К догмам канонического права обращался и Алексей Дживелегов, рассматривая внутреннее устройство купеческих гильдий и союзов. Однако, он, в отличие от Лучицкого, усматривал в развитии средневековых торговых обществ не развитие, а разрушение usur’ы – старого канонического права, запрещавшего так называемую лихву[40]
. Первыми, кто нарушил принципы этого права, были правящие слои городского населения. Именно магистрат вынужден был следить за тем, «чтобы всякий обмен происходил по совести, чтобы прибыль, получаемая купцом, не превышала известных пределов, чтобы она согласовывалась с отголоском канонического учета, с понятием о justum pretium, справедливой цене. Купец должен получить такую прибыль, которая покрыла бы все его издержки и дала бы лишь очень небольшую прибыль. Иначе будут обижены его клиенты, а город этого допустить не может»[41]. Причем барышничество, как отмечал Дживелегов, наказывалось с большой строгостью. Чтобы соблюсти подобную правовую норму, торговля проводилась в соответствии со следующими требованиями: публично, в специально отведенных местах и строго определенные часы, в присутствии маклеров и при соблюдении четко обозначенного в прейскуранте максимума цен[42].Дживелегов – один из немногих, кто останавливался на теоретических вопросах средневековой торговли. Главную задачу торговли историк усматривал «в устранении препятствий, разделяющих потребителя от производителя во времени и пространстве»[43]
. Необходимыми условиями для устранения данных препятствий Дживелегов называл наличие рынков и купцов, взаимодействие которых происходило в рамках средневекового города. Хотя само возникновение средневековых городов он рассматривал как взаимообусловленный процесс сосуществования складывавшихся купеческих поселений и уже существовавших рыцарских замков. В Средние века в качестве рынков выступали ярмарки, носившие сезонный характер[44], а в качестве купцов – класс торговцев, образованный, как считал историк, двумя способами: либо перерастанием мелкого розничного торговца сукном в крупного оптовика, либо путем торговой специализации крупного промышленника, выпускавшего шерсть[45]. Кроме того, Дживелегов одним из первых отечественных историков систематизированно выделял основные черты средневекового купца. С правовой точки зрения купец для него, в первую очередь, – свободный человек, не стесненный крепостным правом, свободно передвигавшийся и полновластно распоряжавшийся своим имуществом.

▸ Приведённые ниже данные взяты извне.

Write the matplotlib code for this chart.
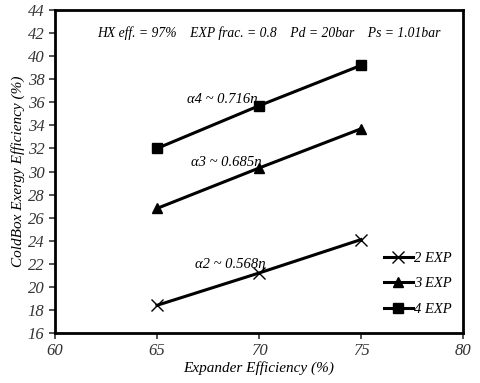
import matplotlib
matplotlib.use("Agg")
import matplotlib.pyplot as plt

# datos
eficiencia_exp = [65, 70, 75]
exp2 = [18.4, 21.2, 24.1]
exp3 = [26.8, 30.3, 33.7]
exp4 = [32.0, 35.7, 39.2]
etiquetas = ["2 EXP", "3 EXP", "4 EXP"]

plt.rcParams["font.family"] = ["Liberation Serif", "DejaVu Serif"]
plt.rcParams["font.style"] = "italic"

fig = plt.figure(figsize=(4.8, 3.83), dpi=100)
ax = fig.add_axes([55 / 480, 50 / 383, 408 / 480, 323 / 383])

ax.plot(eficiencia_exp, exp2, color="black", lw=2.2, marker="x", ms=8, mew=1, label=etiquetas[0])
ax.plot(eficiencia_exp, exp3, color="black", lw=2.2, marker="^", ms=7, label=etiquetas[1])
ax.plot(eficiencia_exp, exp4, color="black", lw=2.2, marker="s", ms=7, label=etiquetas[2])

ax.set_xlim(60, 80)
ax.set_ylim(16, 44)
ax.set_xticks([60, 65, 70, 75, 80])
ax.set_yticks(range(16, 45, 2))
ax.tick_params(labelsize=12, direction="out", length=4, width=1.2, colors="#333333")
ax.tick_params(axis="x", pad=3)
for s in ax.spines.values():
    s.set_linewidth(2)

ax.set_xlabel("Expander Efficiency (%)", fontsize=11, labelpad=2)
ax.set_ylabel("ColdBox Exergy Efficiency (%)", fontsize=11, labelpad=2)

ax.text(0.525, 0.928, "HX eff. = 97%    EXP frac. = 0.8    Pd = 20bar    Ps = 1.01bar",
        transform=ax.transAxes, ha="center", va="center", fontsize=9.8)
ax.text(66.45, 36.2, "α4 ~ 0.716η", fontsize=10.5, va="center")
ax.text(66.65, 30.8, "α3 ~ 0.685η", fontsize=10.5, va="center")
ax.text(66.85, 21.9, "α2 ~ 0.568η", fontsize=10.5, va="center")

ax.legend(loc="lower right", bbox_to_anchor=(1.005, 0.012), frameon=False, fontsize=10.5,
          handlelength=2.0, handletextpad=0.1, labelspacing=0.85)

fig.savefig("out.png", dpi=100)
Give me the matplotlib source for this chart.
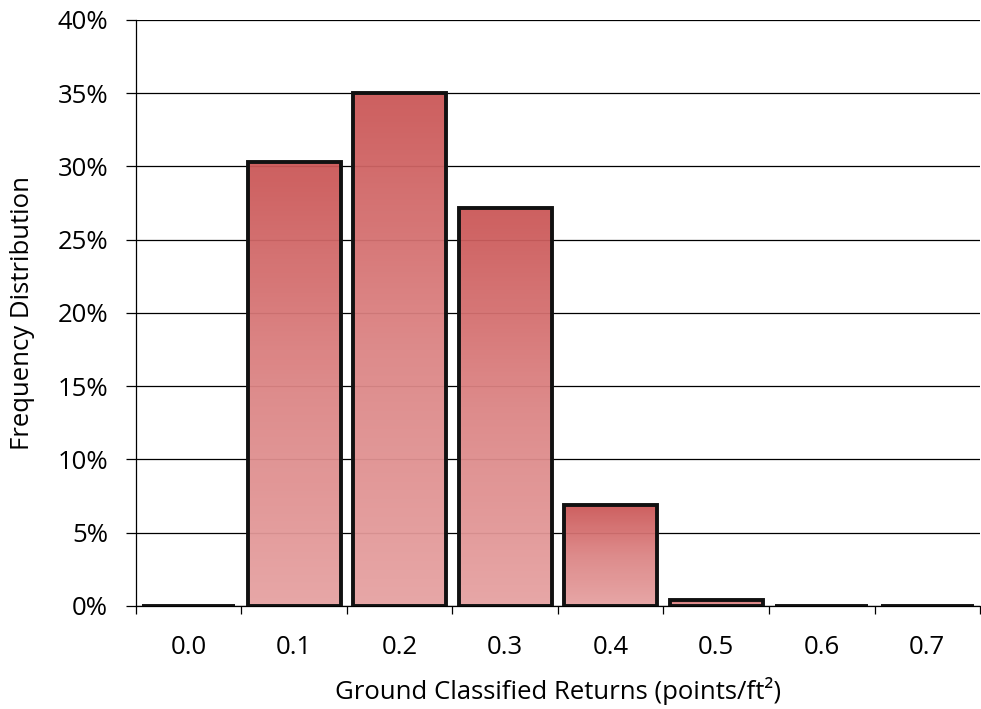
import numpy as np
import matplotlib.pyplot as plt
from matplotlib.colors import LinearSegmentedColormap
from matplotlib.ticker import FuncFormatter

# Data
categories = ["0.0", "0.1", "0.2", "0.3", "0.4", "0.5", "0.6", "0.7"]
freq = [0.0, 30.3, 35.0, 27.2, 6.9, 0.4, 0.0, 0.0]

plt.rcParams['font.family'] = ['Open Sans', 'DejaVu Sans']
fs = 18.5

fig = plt.figure(figsize=(9.81, 7.09), dpi=100)
ax = fig.add_axes([0.1386, 0.1453, 0.8604, 0.8265])

x = np.arange(len(categories))
width = 0.88

# gradient: dark red at top, pale pink at bottom
cmap = LinearSegmentedColormap.from_list("barfade", ["#e6a2a2", "#dc8585", "#cb5757"])
grad = np.linspace(0, 1, 256).reshape(-1, 1)

bars = ax.bar(x, freq, width=width, facecolor="none", edgecolor="#111111",
              linewidth=2.8, zorder=3)
for b, h in zip(bars, freq):
    if h <= 0:
        continue
    x0, x1 = b.get_x(), b.get_x() + b.get_width()
    im = ax.imshow(grad, cmap=cmap, extent=[x0, x1, 0, h], origin="lower",
                   aspect="auto", zorder=2, alpha=0.95, interpolation="bicubic")
    im.set_clip_path(b)

ax.set_xlim(-0.5, len(categories) - 0.5)
ax.set_ylim(0, 40)
ax.set_yticks(np.arange(0, 41, 5))
ax.yaxis.set_major_formatter(FuncFormatter(lambda v, p: f"{v:.0f}%"))
ax.grid(axis="y", color="black", linewidth=0.9, zorder=1)
ax.set_axisbelow(True)

# category labels at centers, tick marks at boundaries
ax.set_xticks(x)
ax.set_xticklabels(categories)
ax.tick_params(axis="x", which="major", length=0, pad=21, labelsize=fs)
ax.set_xticks(np.arange(-0.5, len(categories)), minor=True)
ax.tick_params(axis="x", which="minor", length=6, width=0.9, direction="out")
ax.tick_params(axis="y", length=7, width=0.9, direction="out", labelsize=fs, pad=13)

for s in ["top", "right"]:
    ax.spines[s].set_visible(False)
ax.spines["left"].set_linewidth(0.9)
ax.spines["bottom"].set_linewidth(0.9)

ax.set_xlabel("Ground Classified Returns (points/ft²)", fontsize=fs, labelpad=12)
ax.set_ylabel("Frequency Distribution", fontsize=fs, labelpad=16)

plt.savefig("out.png", dpi=100)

С психологической точки зрения средневековый купец целиком был подчинен духу наживы, поэтому в своих действиях был бесстрашен и для современного купца кажется безрассудным[46].Среди «препятствий, разделяющих потребителя от производителя во времени и пространстве» Дживелегов называл также непроходимость дорог, плохое состояние мостов, на море – неблагоприятные погодные условия и человеческий фактор, связанный с пиратством и со стремлением местного населения к легкой наживе, что выразилось в возникновении так называемого «берегового или призового» права и установлении многочисленных таможенных сборов.
На эти же препятствия в свое время обратил внимание и Феодор Фортинский. В качестве неблагоприятных для плавания факторов он называл дожди, туманы, снег и бурливость Балтийского[47]
, разнообразные течения и переменные ветра Немецкого морей, которые, в свою очередь, «породили… у прибрежных жителей… обычай присваивать себе остатки крушений»[48]. В этих условиях более безопасной была континентальная торговля, проходившая по материковым водным и сухопутным дорогам. Как отмечал Фортинский, «удобства морского сообщения, естественно, привлекали горожан к первой; но море не всегда было доступно: осенние и весенние бури, зимние льды мешали плаванию по нему, и потому значительную часть года приходилось удовлетворяться одною континентальною торговлею»[49]. Выгодность континентальной торговли заключалась и в «обилие водных систем и леса…: реки и озера служили удобными путями сообщения, а леса доставляли необходимый материал для судостроения»[50]. Однако, все удобства континентальной торговли проигрывали вследствие стремления местных жителей и землевладельцев поживиться за счет торговых караванов, что делало это направление торговли убыточным. Даже при всей привлекательности сухопутной торговли она, как замечал Фортинский, «никогда не заменяла летом морской»[51].